Start of RECORDS SUPPLIED

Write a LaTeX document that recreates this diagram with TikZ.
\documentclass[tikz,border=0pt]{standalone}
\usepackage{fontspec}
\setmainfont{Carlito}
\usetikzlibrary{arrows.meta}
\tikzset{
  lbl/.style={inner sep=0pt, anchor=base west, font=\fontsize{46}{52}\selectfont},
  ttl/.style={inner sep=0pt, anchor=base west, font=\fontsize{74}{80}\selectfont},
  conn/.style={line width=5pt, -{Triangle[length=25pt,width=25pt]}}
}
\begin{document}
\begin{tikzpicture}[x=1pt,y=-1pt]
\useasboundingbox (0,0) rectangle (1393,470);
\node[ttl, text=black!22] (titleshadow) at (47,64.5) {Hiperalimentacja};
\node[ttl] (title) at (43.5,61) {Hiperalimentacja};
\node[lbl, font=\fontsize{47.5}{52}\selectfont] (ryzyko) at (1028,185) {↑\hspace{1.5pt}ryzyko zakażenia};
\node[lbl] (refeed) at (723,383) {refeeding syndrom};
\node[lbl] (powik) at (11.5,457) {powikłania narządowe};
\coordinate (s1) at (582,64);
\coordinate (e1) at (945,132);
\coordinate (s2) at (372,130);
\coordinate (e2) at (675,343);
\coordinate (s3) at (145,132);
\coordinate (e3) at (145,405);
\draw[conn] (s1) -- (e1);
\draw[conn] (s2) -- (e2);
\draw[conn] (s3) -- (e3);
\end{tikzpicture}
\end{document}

End of RECORDS SUPPLIED
Start of RECORDS SUPPLIED

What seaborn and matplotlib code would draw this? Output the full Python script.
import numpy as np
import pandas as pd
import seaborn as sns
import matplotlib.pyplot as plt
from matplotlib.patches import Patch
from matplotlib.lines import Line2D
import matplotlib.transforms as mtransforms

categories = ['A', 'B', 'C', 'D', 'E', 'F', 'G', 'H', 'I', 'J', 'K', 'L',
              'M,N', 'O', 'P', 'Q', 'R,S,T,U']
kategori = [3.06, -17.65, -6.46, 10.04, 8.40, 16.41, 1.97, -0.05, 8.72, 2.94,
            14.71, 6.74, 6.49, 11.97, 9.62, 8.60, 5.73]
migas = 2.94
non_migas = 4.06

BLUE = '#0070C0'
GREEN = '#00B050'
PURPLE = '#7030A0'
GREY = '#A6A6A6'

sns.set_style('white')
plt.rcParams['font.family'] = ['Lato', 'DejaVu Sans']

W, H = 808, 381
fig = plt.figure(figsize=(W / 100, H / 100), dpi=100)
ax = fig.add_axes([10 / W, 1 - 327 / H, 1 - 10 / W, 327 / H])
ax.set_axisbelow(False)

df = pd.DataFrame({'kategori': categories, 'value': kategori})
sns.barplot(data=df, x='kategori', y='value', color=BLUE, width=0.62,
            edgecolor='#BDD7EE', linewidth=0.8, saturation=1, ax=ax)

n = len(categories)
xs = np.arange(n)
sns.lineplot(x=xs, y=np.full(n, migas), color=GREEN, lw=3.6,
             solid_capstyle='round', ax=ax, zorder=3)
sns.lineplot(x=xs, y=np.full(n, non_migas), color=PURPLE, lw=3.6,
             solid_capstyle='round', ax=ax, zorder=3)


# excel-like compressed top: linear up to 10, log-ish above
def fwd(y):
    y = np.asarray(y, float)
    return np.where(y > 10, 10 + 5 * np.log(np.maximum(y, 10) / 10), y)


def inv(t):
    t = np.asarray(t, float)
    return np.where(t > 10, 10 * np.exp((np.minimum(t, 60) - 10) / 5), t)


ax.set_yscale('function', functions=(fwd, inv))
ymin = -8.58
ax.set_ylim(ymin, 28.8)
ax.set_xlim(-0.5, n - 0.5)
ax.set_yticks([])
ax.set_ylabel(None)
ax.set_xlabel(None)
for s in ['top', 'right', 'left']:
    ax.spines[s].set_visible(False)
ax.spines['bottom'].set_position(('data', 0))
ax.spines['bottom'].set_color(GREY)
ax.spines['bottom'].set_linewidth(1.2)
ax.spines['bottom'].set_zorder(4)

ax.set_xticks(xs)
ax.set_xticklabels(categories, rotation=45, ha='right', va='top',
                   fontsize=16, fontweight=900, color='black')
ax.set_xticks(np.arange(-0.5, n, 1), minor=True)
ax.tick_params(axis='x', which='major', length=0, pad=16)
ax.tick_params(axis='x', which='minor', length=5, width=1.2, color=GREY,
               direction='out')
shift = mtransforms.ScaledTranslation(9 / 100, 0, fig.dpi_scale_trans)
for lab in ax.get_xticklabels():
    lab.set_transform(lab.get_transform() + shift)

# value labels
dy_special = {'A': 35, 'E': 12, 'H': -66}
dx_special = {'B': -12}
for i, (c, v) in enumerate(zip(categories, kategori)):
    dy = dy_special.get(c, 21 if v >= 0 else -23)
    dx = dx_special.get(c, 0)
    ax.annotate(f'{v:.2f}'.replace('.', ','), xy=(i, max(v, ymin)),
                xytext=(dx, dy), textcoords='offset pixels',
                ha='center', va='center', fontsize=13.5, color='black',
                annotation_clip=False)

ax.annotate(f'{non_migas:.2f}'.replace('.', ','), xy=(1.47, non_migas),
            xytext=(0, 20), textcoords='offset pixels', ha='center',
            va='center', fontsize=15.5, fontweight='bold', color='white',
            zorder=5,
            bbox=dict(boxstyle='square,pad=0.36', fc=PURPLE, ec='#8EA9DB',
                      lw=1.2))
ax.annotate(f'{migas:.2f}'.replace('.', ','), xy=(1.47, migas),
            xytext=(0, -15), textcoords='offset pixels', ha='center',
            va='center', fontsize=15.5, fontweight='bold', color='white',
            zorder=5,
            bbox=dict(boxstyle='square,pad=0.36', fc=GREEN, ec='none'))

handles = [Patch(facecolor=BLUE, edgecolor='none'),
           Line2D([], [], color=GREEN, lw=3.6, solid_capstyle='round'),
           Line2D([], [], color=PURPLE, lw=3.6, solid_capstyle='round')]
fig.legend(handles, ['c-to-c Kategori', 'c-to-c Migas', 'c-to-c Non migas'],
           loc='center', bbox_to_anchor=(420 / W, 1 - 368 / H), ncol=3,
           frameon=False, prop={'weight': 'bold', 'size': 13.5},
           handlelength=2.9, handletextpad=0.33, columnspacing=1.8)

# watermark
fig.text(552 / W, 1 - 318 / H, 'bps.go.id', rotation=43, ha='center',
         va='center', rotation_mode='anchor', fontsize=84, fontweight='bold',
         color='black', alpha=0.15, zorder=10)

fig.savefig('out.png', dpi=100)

End of RECORDS SUPPLIED
Start of RECORDS SUPPLIED

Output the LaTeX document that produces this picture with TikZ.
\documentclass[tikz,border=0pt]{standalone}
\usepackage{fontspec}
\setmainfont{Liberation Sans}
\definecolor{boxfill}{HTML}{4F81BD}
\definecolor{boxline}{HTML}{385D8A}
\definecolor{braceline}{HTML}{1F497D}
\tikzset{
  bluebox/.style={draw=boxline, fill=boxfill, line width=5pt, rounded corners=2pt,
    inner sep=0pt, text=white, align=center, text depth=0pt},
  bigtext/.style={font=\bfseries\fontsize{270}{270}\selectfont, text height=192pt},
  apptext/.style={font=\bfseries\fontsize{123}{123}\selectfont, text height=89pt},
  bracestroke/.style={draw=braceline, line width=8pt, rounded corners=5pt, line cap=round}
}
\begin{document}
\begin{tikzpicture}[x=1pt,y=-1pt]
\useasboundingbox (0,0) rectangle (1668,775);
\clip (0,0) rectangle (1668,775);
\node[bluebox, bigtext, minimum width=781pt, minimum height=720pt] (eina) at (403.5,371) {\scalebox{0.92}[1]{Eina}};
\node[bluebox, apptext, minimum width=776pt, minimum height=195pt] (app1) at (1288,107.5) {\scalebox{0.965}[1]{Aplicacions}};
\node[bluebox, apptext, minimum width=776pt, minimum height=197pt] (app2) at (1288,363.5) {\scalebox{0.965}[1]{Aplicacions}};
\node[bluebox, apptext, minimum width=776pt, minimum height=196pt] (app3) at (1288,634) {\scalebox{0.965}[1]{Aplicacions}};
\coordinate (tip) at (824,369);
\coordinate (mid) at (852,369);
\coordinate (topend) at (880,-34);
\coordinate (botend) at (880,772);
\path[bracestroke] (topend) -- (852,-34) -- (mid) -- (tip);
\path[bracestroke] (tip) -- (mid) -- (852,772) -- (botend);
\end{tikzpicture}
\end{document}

End of RECORDS SUPPLIED

TASK PROMPT:
Repeat, exactly as they stand above, the lines from the line with "What seaborn and" to the line with "return np.where(t >", both lines included.

CORRECT OUTPUT:
What seaborn and matplotlib code would draw this? Output the full Python script.
import numpy as np
import pandas as pd
import seaborn as sns
import matplotlib.pyplot as plt
from matplotlib.patches import Patch
from matplotlib.lines import Line2D
import matplotlib.transforms as mtransforms

categories = ['A', 'B', 'C', 'D', 'E', 'F', 'G', 'H', 'I', 'J', 'K', 'L',
              'M,N', 'O', 'P', 'Q', 'R,S,T,U']
kategori = [3.06, -17.65, -6.46, 10.04, 8.40, 16.41, 1.97, -0.05, 8.72, 2.94,
            14.71, 6.74, 6.49, 11.97, 9.62, 8.60, 5.73]
migas = 2.94
non_migas = 4.06

BLUE = '#0070C0'
GREEN = '#00B050'
PURPLE = '#7030A0'
GREY = '#A6A6A6'

sns.set_style('white')
plt.rcParams['font.family'] = ['Lato', 'DejaVu Sans']

W, H = 808, 381
fig = plt.figure(figsize=(W / 100, H / 100), dpi=100)
ax = fig.add_axes([10 / W, 1 - 327 / H, 1 - 10 / W, 327 / H])
ax.set_axisbelow(False)

df = pd.DataFrame({'kategori': categories, 'value': kategori})
sns.barplot(data=df, x='kategori', y='value', color=BLUE, width=0.62,
            edgecolor='#BDD7EE', linewidth=0.8, saturation=1, ax=ax)

n = len(categories)
xs = np.arange(n)
sns.lineplot(x=xs, y=np.full(n, migas), color=GREEN, lw=3.6,
             solid_capstyle='round', ax=ax, zorder=3)
sns.lineplot(x=xs, y=np.full(n, non_migas), color=PURPLE, lw=3.6,
             solid_capstyle='round', ax=ax, zorder=3)


# excel-like compressed top: linear up to 10, log-ish above
def fwd(y):
    y = np.asarray(y, float)
    return np.where(y > 10, 10 + 5 * np.log(np.maximum(y, 10) / 10), y)


def inv(t):
    t = np.asarray(t, float)
    return np.where(t > 10, 10 * np.exp((np.minimum(t, 60) - 10) / 5), t)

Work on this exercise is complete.